WHAT IS BEING ASKED - Skip pictures in the listing below; copy exactly the lines from the one with "Clone this chart in Apache ECharts." through the one with "var bottomLevel = -130;", inclusive.

INPUT MATERIAL -
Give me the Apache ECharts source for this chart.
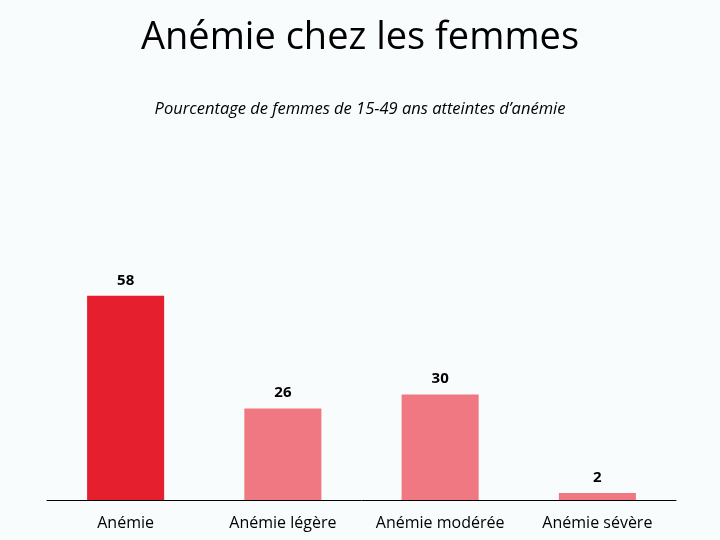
<!DOCTYPE html>
<html><head><meta charset="utf-8">
<script src="https://cdn.jsdelivr.net/npm/echarts@6/dist/echarts.min.js"></script>
<style>html,body{margin:0;padding:0;background:#F9FCFC;}#c{width:720px;height:540px;}</style>
</head><body><div id="c"></div>
<script>
var categories = ["Anémie", "Anémie légère", "Anémie modérée", "Anémie sévère"];
var values = [58, 26, 30, 2];
var barColors = ["#E61F2E", "#EF7882", "#EF7882", "#EF7882"];

var chart = echarts.init(document.getElementById('c'));
chart.setOption({
  backgroundColor: '#F9FCFC',
  animation: false,
  title: [{
    text: 'Anémie chez les femmes',
    left: 'center', top: 14,
    textStyle: {fontFamily: 'Open Sans', fontSize: 38, fontWeight: 'normal', color: '#000'}
  }, {
    text: 'Pourcentage de femmes de 15-49 ans atteintes d\u2019anémie',
    left: 'center', top: 96,
    textStyle: {fontFamily: 'Open Sans', fontSize: 16.5, fontStyle: 'italic', fontWeight: 'normal', color: '#000'}
  }],
  grid: {left: 47, right: 44, top: 148, bottom: 40},
  xAxis: {
    type: 'category', data: categories,
    axisLine: {lineStyle: {color: '#000', width: 1}},
    axisTick: {show: false},
    axisLabel: {interval: 0, hideOverlap: false, fontFamily: 'Open Sans', fontSize: 16, color: '#000', margin: 15}
  },
  yAxis: {type: 'value', min: 0, max: 100, show: false, splitLine: {show: false}},
  series: [{
    type: 'bar', barWidth: '49%',
    data: values.map(function (v, i) { return {value: v, itemStyle: {color: barColors[i]}}; }),
    label: {show: true, position: 'top', distance: 8, fontFamily: 'Open Sans', fontSize: 15, fontWeight: 'bold', color: '#000'}
  }]
});
</script></body></html>
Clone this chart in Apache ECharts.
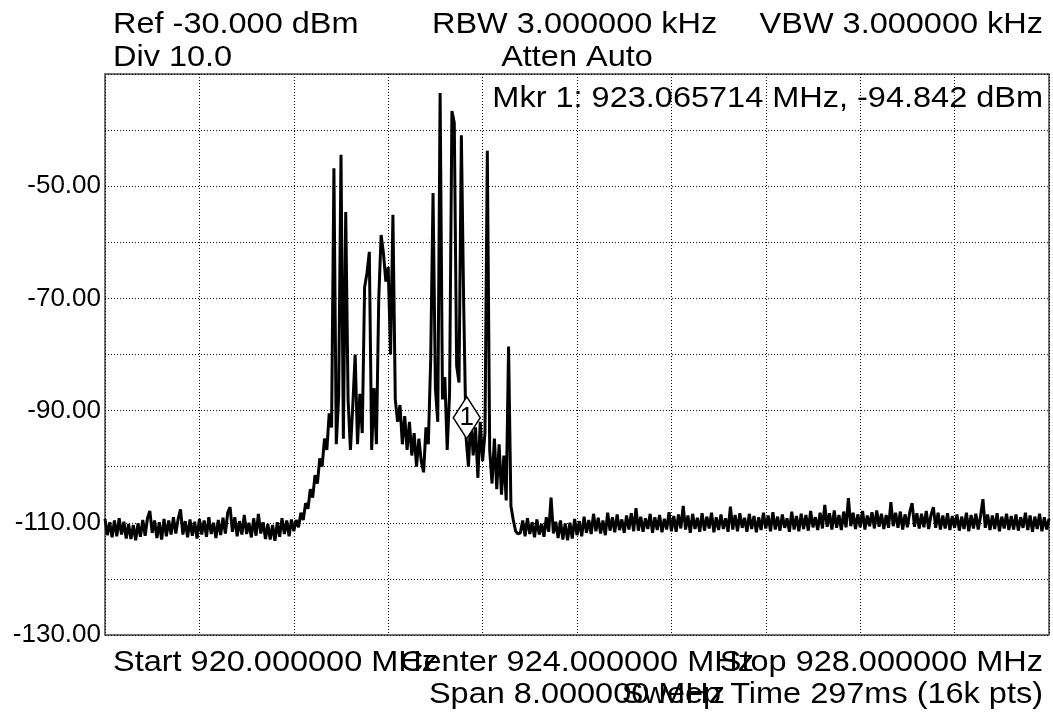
<!DOCTYPE html>
<html>
<head>
<meta charset="utf-8">
<title>Spectrum</title>
<script src="https://cdn.jsdelivr.net/npm/echarts@6/dist/echarts.min.js"></script>
<style>
  html, body { margin: 0; padding: 0; background: #fff; }
  #main { width: 1053px; height: 717px; }
</style>
</head>
<body>
<div id="main"></div>
<script>
// sweep settings
var sweepStart = 920;
var sweepStop = 928;
var refLevel = -30;
var bottomLevel = -130;

// trace levels (dBm), evenly spaced over the sweep
var floorLow = [
  -109.3, -112.2, -109.9, -112.6, -109.6, -112.4, -109.2, -112.1, -109.8, -112.8,
  -110.2, -112.9, -110.4, -113.1, -110.1, -112.5, -109.5, -112.3, -109.2, -107.9,
  -111.8, -109.6, -112.7, -109.9, -113.0, -109.3, -112.4, -109.6, -112.1, -109.0,
  -111.9, -109.3, -107.6, -112.1, -109.7, -112.6, -109.4, -112.3, -109.8, -112.8,
  -109.3, -112.1, -109.6, -112.5, -109.0, -112.0, -110.0, -112.7, -109.5, -112.2,
  -109.1, -111.9, -108.2, -107.2, -111.6, -109.0, -112.4, -109.7, -112.1, -108.6,
  -112.0, -110.0, -112.6, -109.2, -112.3, -108.4, -111.9, -109.9, -112.9, -110.2,
  -113.0, -110.4, -113.2, -109.9, -112.5, -109.2, -112.0, -109.6, -112.4, -109.4
];
var signalBand = [
  -111.5, -109.5, -110.8, -108.2, -109.5, -106.5, -107.5, -104.0, -105.5, -101.5,
  -103.0, -98.5, -100.0, -95.0, -97.0, -90.5, -93.0, -46.8, -96.0, -87.5,
  -44.4, -95.0, -54.6, -88.0, -97.0, -89.0, -80.0, -96.0, -87.0, -94.0,
  -68.0, -65.5, -61.7, -97.0, -86.0, -96.0, -70.0, -58.7, -62.0, -67.0,
  -64.4, -80.0, -55.1, -88.0, -92.0, -89.0, -96.0, -91.0, -97.0, -92.0,
  -98.0, -94.0, -100.0, -95.0, -99.0, -101.0, -93.0, -96.0, -81.0, -51.2,
  -86.0, -92.0, -33.4, -88.0, -84.0, -97.0, -87.0, -36.6, -38.7, -82.0,
  -85.0, -40.9, -71.5, -94.8, -100.0, -91.0, -98.0, -93.0, -102.0, -92.0,
  -99.0, -94.0, -43.7, -97.0, -103.0, -95.0, -104.0, -96.0, -105.0, -98.0,
  -106.0, -78.6, -107.0, -109.5, -111.5, -112.0
];
var floorHigh = [
  -111.8, -109.6, -112.4, -109.2, -112.0, -109.9, -112.6, -109.4, -112.1, -110.2,
  -112.5, -109.0, -111.6, -105.5, -111.9, -109.8, -112.7, -109.6, -113.0, -110.1,
  -113.1, -110.0, -112.8, -109.3, -112.2, -109.7, -112.4, -108.9, -111.8, -109.5,
  -112.0, -108.4, -111.5, -109.1, -111.9, -109.6, -112.2, -108.2, -111.4, -109.0,
  -111.7, -108.5, -111.3, -109.4, -111.8, -108.7, -111.2, -108.3, -111.5, -107.4,
  -111.4, -108.9, -111.6, -109.2, -111.1, -108.4, -111.8, -109.0, -111.3, -108.6,
  -111.7, -109.3, -111.2, -108.1, -111.5, -108.8, -111.6, -108.5, -111.0, -107.0,
  -111.2, -108.7, -111.8, -108.4, -111.1, -109.1, -111.6, -108.3, -111.4, -108.9,
  -111.0, -108.2, -111.7, -109.0, -111.3, -108.5, -111.1, -109.2, -111.6, -107.1,
  -111.2, -108.6, -111.5, -108.3, -110.9, -109.1, -111.6, -108.4, -111.1, -108.8,
  -111.7, -109.0, -111.3, -108.2, -111.0, -108.7, -111.5, -108.1, -111.2, -108.9,
  -111.4, -108.5, -110.9, -109.2, -111.6, -108.0, -111.2, -108.8, -111.5, -108.4,
  -111.1, -108.6, -111.4, -107.9, -110.8, -109.0, -111.3, -108.2, -111.0, -106.8,
  -110.7, -108.3, -111.2, -107.8, -110.9, -108.6, -111.3, -108.0, -110.8, -105.6,
  -110.6, -108.2, -111.1, -108.5, -110.8, -107.9, -111.2, -108.7, -110.6, -108.1,
  -111.0, -107.8, -110.7, -108.4, -111.1, -108.6, -110.9, -106.3, -110.6, -108.2,
  -110.9, -108.0, -111.2, -108.5, -110.8, -108.1, -106.5, -110.7, -108.3, -111.0,
  -108.4, -110.8, -107.9, -111.1, -108.6, -107.2, -110.9, -108.2, -111.2, -108.7,
  -111.0, -108.3, -111.3, -108.8, -110.9, -108.5, -111.4, -108.9, -111.1, -108.2,
  -111.5, -108.6, -111.0, -108.4, -111.2, -108.8, -105.8, -110.9, -108.5, -111.3,
  -108.7, -111.1, -108.3, -111.5, -108.9, -111.0, -108.4, -111.3, -108.8, -111.2,
  -108.5, -111.4, -109.0, -110.9, -108.2, -111.3, -108.7, -111.6, -108.9, -111.1,
  -108.4, -111.5, -109.0, -111.2, -109.3
];

// marker 1
var markerFreq = 923.065714;
var markerLevel = -94.842;

var headerLines = ['Ref -30.000 dBm', 'RBW 3.000000 kHz', 'VBW 3.000000 kHz', 'Div 10.0', 'Atten Auto'];
var markerText = 'Mkr 1: 923.065714 MHz, -94.842 dBm';
var footerLines = ['Start 920.000000 MHz', 'Center 924.000000 MHz', 'Stop 928.000000 MHz',
                   'Span 8.000000 MHz', 'Sweep Time 297ms (16k pts)'];

function showSpectrum() {
    var dom = document.getElementById('main');
    var chart = echarts.init(dom);

    var levels = floorLow.concat(signalBand, floorHigh);
    var step = (sweepStop - sweepStart) / (levels.length - 1);
    var trace = levels.map(function (v, i) {
        return [sweepStart + i * step, v];
    });

    var font = '"Liberation Sans", Arial, sans-serif';
    // the analyzer font is a bit wider than Arial, so stretch it
    function txt(s, x, y, align) {
        return {
            type: 'text', x: x, y: y, scaleX: 1.12, silent: true,
            style: {
                text: s, fill: '#000', fontSize: 29, fontFamily: font,
                textAlign: align || 'left', textVerticalAlign: 'middle'
            }
        };
    }

    var option = {
        backgroundColor: '#fff',
        animation: false,
        grid: {
            left: 105, right: 4, top: 74, bottom: 82,
            show: true, borderColor: '#444', borderWidth: 1.5,
            backgroundColor: 'transparent'
        },
        xAxis: {
            type: 'value',
            min: sweepStart, max: sweepStop, interval: 0.8,
            axisLine: { show: false },
            axisTick: { show: false },
            axisLabel: { show: false },
            splitLine: { show: true, lineStyle: { color: '#000', type: [1, 2], width: 1 } }
        },
        yAxis: {
            type: 'value',
            min: bottomLevel, max: refLevel, interval: 10,
            axisLine: { show: false },
            axisTick: { show: false },
            axisLabel: {
                color: '#000', fontSize: 26, fontFamily: font, margin: 4,
                formatter: function (v) {
                    if (v === refLevel || (v - bottomLevel) % 20 !== 0) return '';
                    return v.toFixed(2);
                }
            },
            splitLine: { show: true, lineStyle: { color: '#000', type: [1, 2], width: 1 } }
        },
        graphic: [
            txt(headerLines[0], 113, 25),
            txt(headerLines[1], 432, 25),
            txt(headerLines[2], 1043, 25, 'right'),
            txt(headerLines[3], 113, 58),
            txt(headerLines[4], 577, 58, 'center'),
            txt(markerText, 1043, 99, 'right'),
            txt(footerLines[0], 113, 663),
            txt(footerLines[1], 577, 663, 'center'),
            txt(footerLines[2], 1043, 663, 'right'),
            txt(footerLines[3], 577, 695, 'center'),
            txt(footerLines[4], 1043, 695, 'right')
        ],
        series: [{
            type: 'line',
            data: trace,
            showSymbol: false,
            sampling: null,
            lineStyle: { color: '#000', width: 3 },
            z: 3,
            markPoint: {
                silent: true,
                symbol: 'diamond',
                symbolSize: [27, 42],
                symbolOffset: [0, -20],
                itemStyle: { color: '#fff', borderColor: '#000', borderWidth: 1.5 },
                label: {
                    show: true, formatter: '1', color: '#000',
                    fontSize: 26, fontFamily: font
                },
                data: [{ coord: [markerFreq, markerLevel] }]
            }
        }]
    };

    if (option && typeof option === 'object') {
        chart.setOption(option, true);
    }

    window.addEventListener('resize', function () {
        chart.resize();
    });
}

showSpectrum();
</script>
</body>
</html>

RIGHT ANSWER -
Clone this chart in Apache ECharts.
<!DOCTYPE html>
<html>
<head>
<meta charset="utf-8">
<title>Spectrum</title>
<script src="https://cdn.jsdelivr.net/npm/echarts@6/dist/echarts.min.js"></script>
<style>
  html, body { margin: 0; padding: 0; background: #fff; }
  #main { width: 1053px; height: 717px; }
</style>
</head>
<body>
<div id="main"></div>
<script>
// sweep settings
var sweepStart = 920;
var sweepStop = 928;
var refLevel = -30;
var bottomLevel = -130;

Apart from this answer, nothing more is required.